The St. Joseph’s girls’ school in Sierra Leone’s capital of Freeport has received Israeli technology that produces fresh, safe-drinking water out of air.
The technology, which comes in the form of an atmospheric water generator known as the “GEN-350,” offers the schoolchildren a source of clean water that can produce up to 900 liters of water per day.
Water pollution is one of the leading causes of death in the West African country, which has an average life expectancy of 56 years, one of the lowest in the world. Approximately half of the population has no access to clean drinking water, and a little less than three-quarters of urban dwellers have a safe water supply available for use.
Sierra Leone’s water sources, which primarily consist of ponds, unprotected wells and freestanding water, have been contaminated by mining and chemicals used in the agricultural industry. Water-borne infections and parasites have increased the probability of Sierra Leoneans contracting diseases such as typhoid fever and Hepatitis A.
The GEN-350, which offers the school a supply of fresh water on site, is a technological innovation of the Israel-based company Watergen, led by its president, Dr. Michael Mirilashvili. It was purchased from Watergen USA by the local company, SL Watergen.
With a weight of just 800 kilograms, the GEN-350 is easily transportable and can be installed easily.
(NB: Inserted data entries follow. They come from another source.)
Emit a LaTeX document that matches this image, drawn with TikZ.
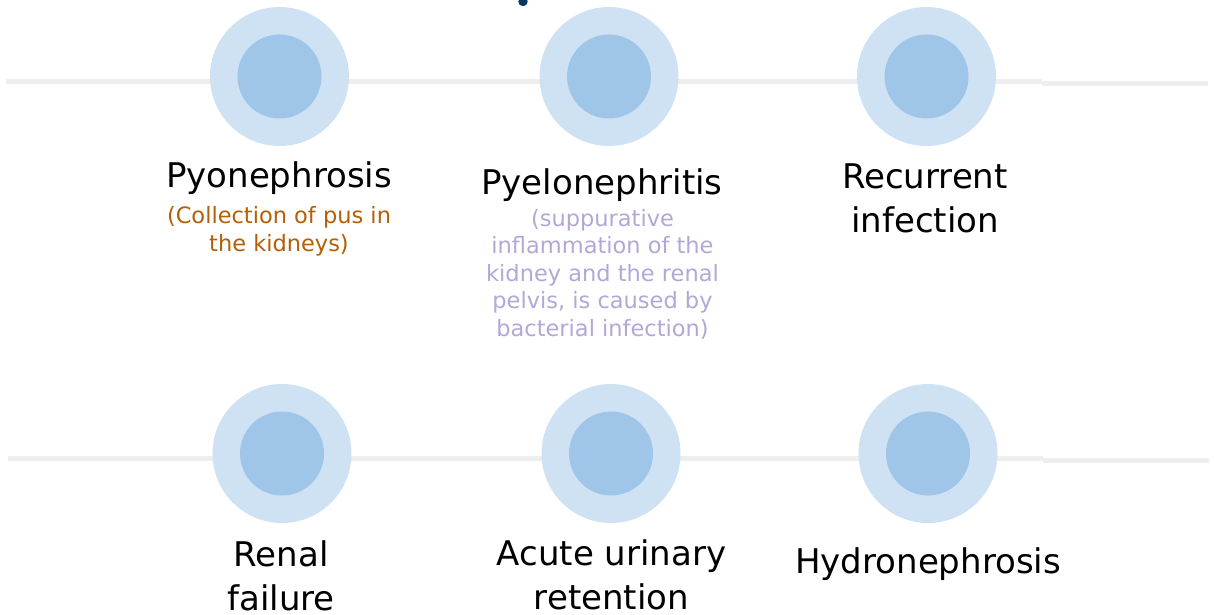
\documentclass[tikz,border=0pt]{standalone}
\usepackage{fontspec}
\setmainfont{DejaVu Sans}
\usetikzlibrary{positioning}
\definecolor{ringblue}{HTML}{CFE2F3}
\definecolor{coreblue}{HTML}{9FC5E8}
\definecolor{railgray}{HTML}{EEEEEE}
\definecolor{pusbrown}{HTML}{B45F06}
\definecolor{notelilac}{HTML}{B4A7D6}
\definecolor{titlenavy}{HTML}{073763}

\begin{document}
\begin{tikzpicture}[x=1pt,y=-1pt,
  ring/.style={circle,fill=ringblue,minimum size=139pt,inner sep=0pt},
  core/.style={circle,fill=coreblue,minimum size=84pt,inner sep=0pt},
  rail/.style={draw=railgray,line width=4.8pt},
  ttl/.style={align=center,anchor=base,inner sep=0pt,font=\fontsize{34}{44}\selectfont},
  note/.style={align=center,anchor=base,inner sep=0pt,font=\fontsize{22.5}{27.5}\selectfont}]
\useasboundingbox (0,0) rectangle (1214,615);
% cut-off heading
\fill[titlenavy] (523,1.5) circle (4.7pt);
% rails
\coordinate (ra) at (6,81.3);   \coordinate (rb) at (1042,81.3);
\coordinate (rc) at (1042,83.3); \coordinate (rd) at (1208,83.3);
\coordinate (sa) at (8,458.3);  \coordinate (sb) at (1043,458.3);
\coordinate (sc) at (1043,460.3); \coordinate (sd) at (1209,460.3);
\draw[rail](ra)--(rb);\draw[rail](rc)--(rd);
\draw[rail](sa)--(sb);\draw[rail](sc)--(sd);
% top row (base anchor = last line)
\node[ring] (pyo) at (279.5,76.5) {};  \node[core] (pyoi) at (pyo) {};
\node[ring] (pye) at (609,76.5) {};    \node[core] (pyei) at (pye) {};
\node[ring] (rec) at (926.5,76.5) {};  \node[core] (reci) at (rec) {};
\node[ttl] (pyot) at (279,187) {Pyonephrosis};
\node[note,text=pusbrown] (pyon) at (279,251) {(Collection of pus in\\the kidneys)};
\node[ttl] (pyet) at (602,194) {Pyelonephritis};
\node[note,text=notelilac] (pyen) at (602.5,336) {(suppurative\\inflammation of the\\kidney and the renal\\pelvis, is caused by\\bacterial infection)};
\node[ttl] (rect) at (925,232) {Recurrent\\infection};
% bottom row
\node[ring] (ren) at (282,453.5) {};   \node[core] (reni) at (ren) {};
\node[ring] (acu) at (611,453.5) {};   \node[core] (acui) at (acu) {};
\node[ring] (hyd) at (928,453.5) {};   \node[core] (hydi) at (hyd) {};
\node[ttl] (rent) at (281,610) {Renal\\failure};
\node[ttl] (acut) at (611.5,609) {Acute urinary\\retention};
\node[ttl] (hydt) at (928,573) {Hydronephrosis};
\end{tikzpicture}
\end{document}
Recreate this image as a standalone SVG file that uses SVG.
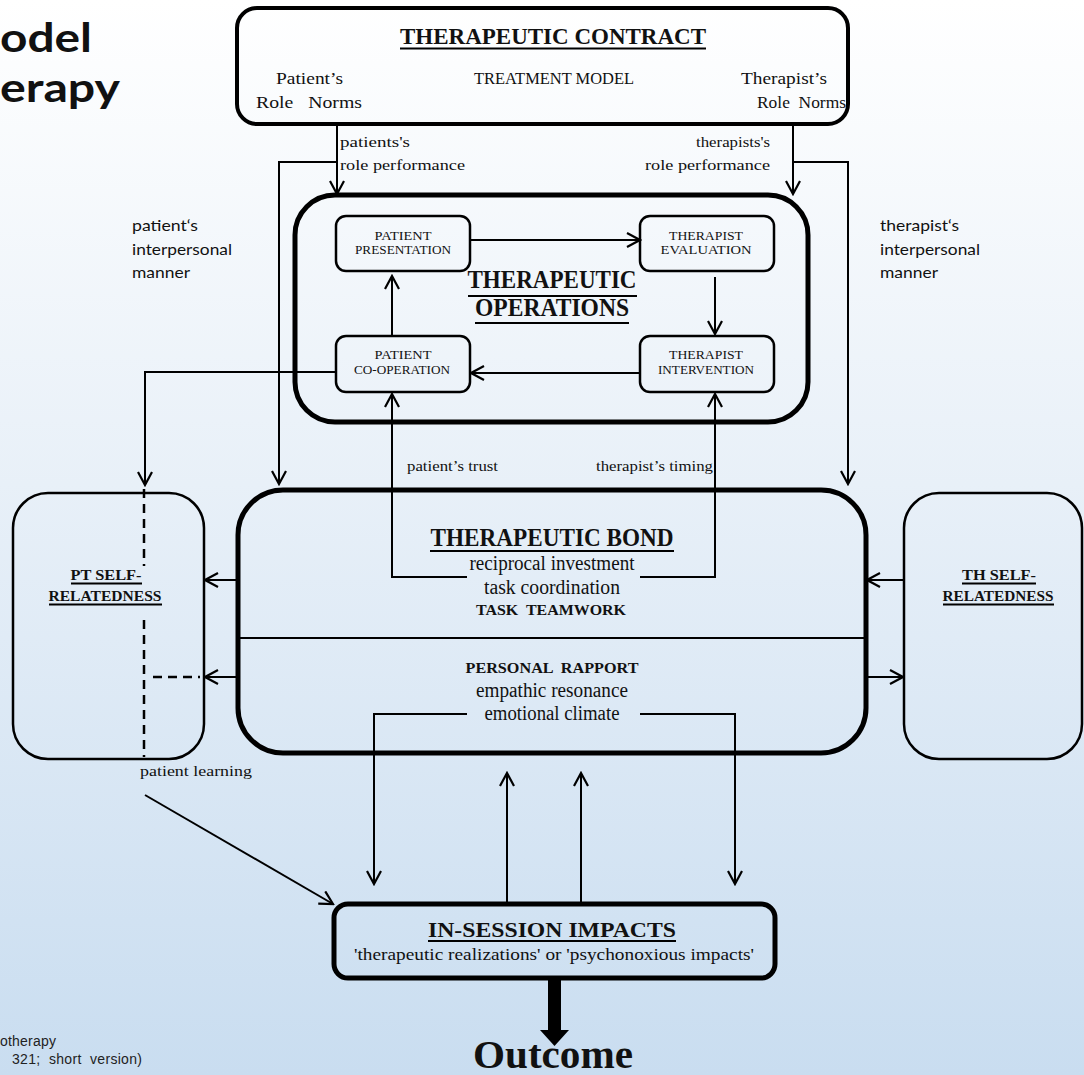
<svg xmlns="http://www.w3.org/2000/svg" width="1084" height="1075" viewBox="0 0 1084 1075">
<defs>
<linearGradient id="bg" x1="0" y1="0" x2="0" y2="1">
<stop offset="0" stop-color="#ffffff"/>
<stop offset="0.45" stop-color="#e8f0f8"/>
<stop offset="1" stop-color="#c9ddf0"/>
</linearGradient>
<marker id="ah" viewBox="0 0 16 16" refX="14" refY="8" markerWidth="16" markerHeight="16" markerUnits="userSpaceOnUse" orient="auto">
<path d="M1,1 L14,8 L1,15" fill="none" stroke="#000" stroke-width="2.2"/>
</marker>
<style>
.serif{font-family:"Liberation Serif","Times New Roman",serif;fill:#111;}
.sans{font-family:"Lato","Open Sans",sans-serif;fill:#111;}
.arial{font-family:"Liberation Sans",Arial,sans-serif;fill:#222;}
.b{font-weight:bold;}
.box{fill:none;stroke:#000;}
.thick{stroke-width:5;}
.med{stroke-width:4;}
.thin{stroke-width:2.5;}
.arr{fill:none;stroke:#000;stroke-width:2;marker-end:url(#ah);}
.dash{fill:none;stroke:#000;stroke-width:2.5;stroke-dasharray:9 6;}
.ul{stroke:#000;stroke-width:1.8;}
.pre{white-space:pre;}
</style>
</defs>
<rect x="0" y="0" width="1084" height="1075" fill="url(#bg)"/>

<g id="title">
<text class="sans b" x="0" y="52" font-size="41" textLength="92" lengthAdjust="spacingAndGlyphs">odel</text>
<text class="sans b" x="0" y="102" font-size="41" textLength="120" lengthAdjust="spacingAndGlyphs">erapy</text>
</g>

<g id="citation">
<text class="arial" x="0" y="1046" font-size="14" textLength="56">otherapy</text>
<text class="arial pre" x="12" y="1064" font-size="14" textLength="130">321;  short  version)</text>
</g>

<g id="connectors">
<path class="arr" d="M337,124 V194"/>
<path class="arr" d="M337,162 H279 V484"/>
<path class="arr" d="M793,124 V194"/>
<path class="arr" d="M793,162 H848 V484"/>
<path class="arr" d="M470,240 H640"/>
<path class="arr" d="M715,277 V334"/>
<path class="arr" d="M640,373 H471"/>
<path class="arr" d="M392,336 V276"/>
<path class="arr" d="M336,372 H145 V485"/>
<path class="arr" d="M467,577 H392 V394"/>
<path class="arr" d="M640,577 H715 V394"/>
<path class="arr" d="M467,714 H374 V884"/>
<path class="arr" d="M640,714 H735 V884"/>
<path class="arr" d="M507,904 V773"/>
<path class="arr" d="M581,904 V773"/>
<path class="arr" d="M238,580 H205"/>
<path class="arr" d="M238,677 H205"/>
<path class="arr" d="M904,580 H867"/>
<path class="arr" d="M866,677 H903"/>
<path class="arr" d="M145,795 L333,904"/>
<path class="dash" d="M144,489 V566"/>
<path class="dash" d="M144,620 V757"/>
<path class="dash" d="M153,677 H200"/>
<path d="M548,978 V1030 H540 L554.5,1046 L569,1030 H561 V978 Z" fill="#000"/>
</g>

<g id="connector-labels">
<text class="serif" x="340" y="147" font-size="15" textLength="70" lengthAdjust="spacingAndGlyphs">patients's</text>
<text class="serif" x="340" y="170" font-size="15" textLength="125" lengthAdjust="spacingAndGlyphs">role performance</text>
<text class="serif" x="770" y="147" font-size="15" text-anchor="end" textLength="74" lengthAdjust="spacingAndGlyphs">therapists's</text>
<text class="serif" x="770" y="170" font-size="15" text-anchor="end" textLength="125" lengthAdjust="spacingAndGlyphs">role performance</text>
<text class="sans" x="132" y="231" font-size="15" textLength="66" lengthAdjust="spacingAndGlyphs">patient‘s</text>
<text class="sans" x="132" y="255" font-size="15" textLength="100" lengthAdjust="spacingAndGlyphs">interpersonal</text>
<text class="sans" x="132" y="278" font-size="15" textLength="58" lengthAdjust="spacingAndGlyphs">manner</text>
<text class="sans" x="880" y="231" font-size="15" textLength="79" lengthAdjust="spacingAndGlyphs">therapist‘s</text>
<text class="sans" x="880" y="255" font-size="15" textLength="100" lengthAdjust="spacingAndGlyphs">interpersonal</text>
<text class="sans" x="880" y="278" font-size="15" textLength="58" lengthAdjust="spacingAndGlyphs">manner</text>
<text class="serif" x="407" y="471" font-size="15.5" textLength="91" lengthAdjust="spacingAndGlyphs">patient’s trust</text>
<text class="serif" x="596" y="471" font-size="15.5" textLength="117" lengthAdjust="spacingAndGlyphs">therapist’s timing</text>
<text class="serif" x="140" y="776" font-size="15" textLength="112" lengthAdjust="spacingAndGlyphs">patient learning</text>
</g>

<g id="contract">
<rect class="box med" x="237" y="8" width="611" height="116" rx="20"/>
<text class="serif b" x="553" y="44" font-size="23" text-anchor="middle" textLength="306" lengthAdjust="spacingAndGlyphs">THERAPEUTIC CONTRACT</text>
<line class="ul" x1="400" y1="48.5" x2="706" y2="48.5"/>
<text class="serif" x="276" y="84" font-size="17.5" textLength="67" lengthAdjust="spacingAndGlyphs">Patient’s</text>
<text class="serif pre" x="256" y="108" font-size="17.5" textLength="106" lengthAdjust="spacingAndGlyphs">Role   Norms</text>
<text class="serif" x="554" y="84" font-size="17.5" text-anchor="middle" textLength="160" lengthAdjust="spacingAndGlyphs">TREATMENT MODEL</text>
<text class="serif" x="827" y="84" font-size="17.5" text-anchor="end" textLength="86" lengthAdjust="spacingAndGlyphs">Therapist’s</text>
<text class="serif pre" x="846" y="108" font-size="17.5" text-anchor="end" textLength="89" lengthAdjust="spacingAndGlyphs">Role  Norms</text>
</g>

<g id="operations">
<rect class="box thick" x="295" y="195" width="513" height="227" rx="40"/>
<text class="serif b" x="552" y="288" font-size="25" text-anchor="middle" textLength="169" lengthAdjust="spacingAndGlyphs">THERAPEUTIC</text>
<line class="ul" x1="468" y1="296" x2="637" y2="296"/>
<text class="serif b" x="552" y="316" font-size="25" text-anchor="middle" textLength="154" lengthAdjust="spacingAndGlyphs">OPERATIONS</text>
<line class="ul" x1="475" y1="323" x2="629" y2="323"/>
</g>

<g id="patient-presentation">
<rect class="box thin" x="336" y="216" width="134" height="55" rx="10"/>
<text class="serif" x="403" y="240" font-size="13" text-anchor="middle" textLength="57" lengthAdjust="spacingAndGlyphs">PATIENT</text>
<text class="serif" x="403" y="254" font-size="13" text-anchor="middle" textLength="96" lengthAdjust="spacingAndGlyphs">PRESENTATION</text>
</g>

<g id="therapist-evaluation">
<rect class="box thin" x="640" y="216" width="134" height="55" rx="10"/>
<text class="serif" x="706" y="240" font-size="13" text-anchor="middle" textLength="74" lengthAdjust="spacingAndGlyphs">THERAPIST</text>
<text class="serif" x="706" y="254" font-size="13" text-anchor="middle" textLength="91" lengthAdjust="spacingAndGlyphs">EVALUATION</text>
</g>

<g id="patient-cooperation">
<rect class="box thin" x="336" y="336" width="134" height="56" rx="10"/>
<text class="serif" x="403" y="359" font-size="13" text-anchor="middle" textLength="57" lengthAdjust="spacingAndGlyphs">PATIENT</text>
<text class="serif" x="402" y="374" font-size="13" text-anchor="middle" textLength="96" lengthAdjust="spacingAndGlyphs">CO-OPERATION</text>
</g>

<g id="therapist-intervention">
<rect class="box thin" x="640" y="336" width="134" height="56" rx="10"/>
<text class="serif" x="706" y="359" font-size="13" text-anchor="middle" textLength="74" lengthAdjust="spacingAndGlyphs">THERAPIST</text>
<text class="serif" x="706" y="374" font-size="13" text-anchor="middle" textLength="96" lengthAdjust="spacingAndGlyphs">INTERVENTION</text>
</g>

<g id="bond">
<rect class="box thick" x="238" y="490" width="628" height="263" rx="45"/>
<line x1="238" y1="638" x2="866" y2="638" stroke="#000" stroke-width="2"/>
<text class="serif b" x="552" y="546" font-size="25" text-anchor="middle" textLength="243" lengthAdjust="spacingAndGlyphs">THERAPEUTIC BOND</text>
<line class="ul" x1="430" y1="551" x2="674" y2="551"/>
<text class="serif" x="552" y="570" font-size="20" text-anchor="middle" textLength="165" lengthAdjust="spacingAndGlyphs">reciprocal investment</text>
<text class="serif" x="552" y="594" font-size="20" text-anchor="middle" textLength="136" lengthAdjust="spacingAndGlyphs">task coordination</text>
<text class="serif b pre" x="551" y="615" font-size="15.5" text-anchor="middle" textLength="150" lengthAdjust="spacingAndGlyphs">TASK  TEAMWORK</text>
<text class="serif b pre" x="552" y="673" font-size="15.5" text-anchor="middle" textLength="173" lengthAdjust="spacingAndGlyphs">PERSONAL  RAPPORT</text>
<text class="serif" x="552" y="697" font-size="20" text-anchor="middle" textLength="152" lengthAdjust="spacingAndGlyphs">empathic resonance</text>
<text class="serif" x="552" y="720" font-size="20" text-anchor="middle" textLength="135" lengthAdjust="spacingAndGlyphs">emotional climate</text>
</g>

<g id="pt-self">
<rect class="box thin" x="13" y="493" width="191" height="266" rx="35"/>
<text class="serif b" x="106" y="580" font-size="15" text-anchor="middle" textLength="71" lengthAdjust="spacingAndGlyphs">PT SELF-</text>
<line class="ul" x1="71" y1="583.5" x2="142" y2="583.5" stroke-width="1.5"/>
<text class="serif b" x="105" y="601" font-size="15" text-anchor="middle" textLength="113" lengthAdjust="spacingAndGlyphs">RELATEDNESS</text>
<line class="ul" x1="49" y1="604.5" x2="162" y2="604.5" stroke-width="1.5"/>
</g>

<g id="th-self">
<rect class="box thin" x="904" y="493" width="178" height="266" rx="35"/>
<text class="serif b" x="999" y="580" font-size="15" text-anchor="middle" textLength="74" lengthAdjust="spacingAndGlyphs">TH SELF-</text>
<line class="ul" x1="962" y1="583.5" x2="1036" y2="583.5" stroke-width="1.5"/>
<text class="serif b" x="998" y="601" font-size="15" text-anchor="middle" textLength="111" lengthAdjust="spacingAndGlyphs">RELATEDNESS</text>
<line class="ul" x1="943" y1="604.5" x2="1054" y2="604.5" stroke-width="1.5"/>
</g>

<g id="impacts">
<rect class="box thick" x="334" y="904" width="441" height="74" rx="14"/>
<text class="serif b" x="552" y="937" font-size="22" text-anchor="middle" textLength="248" lengthAdjust="spacingAndGlyphs">IN-SESSION IMPACTS</text>
<line class="ul" x1="428" y1="941" x2="676" y2="941"/>
<text class="serif" x="554" y="960" font-size="17" text-anchor="middle" textLength="400" lengthAdjust="spacingAndGlyphs">'therapeutic realizations' or 'psychonoxious impacts'</text>
</g>

<g id="outcome">
<text class="serif b" x="553" y="1068" font-size="40" text-anchor="middle" textLength="160" lengthAdjust="spacingAndGlyphs">Outcome</text>
</g>
</svg>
The GEN-350 units are provided with an internal water-treatment system and need no infrastructure except a source of electricity in order to operate.
“Watergen is currently operating in many African countries,” said president of Watergen USA, Yehuda Kaploun, “and even more announcements about other countries in Africa using our machines and technology will be forthcoming.”
Watergen’s efforts to make fresh, pure water available around the globe earned the company its place on the World Economic Forum’s list of the world’s top technology pioneers in 2018.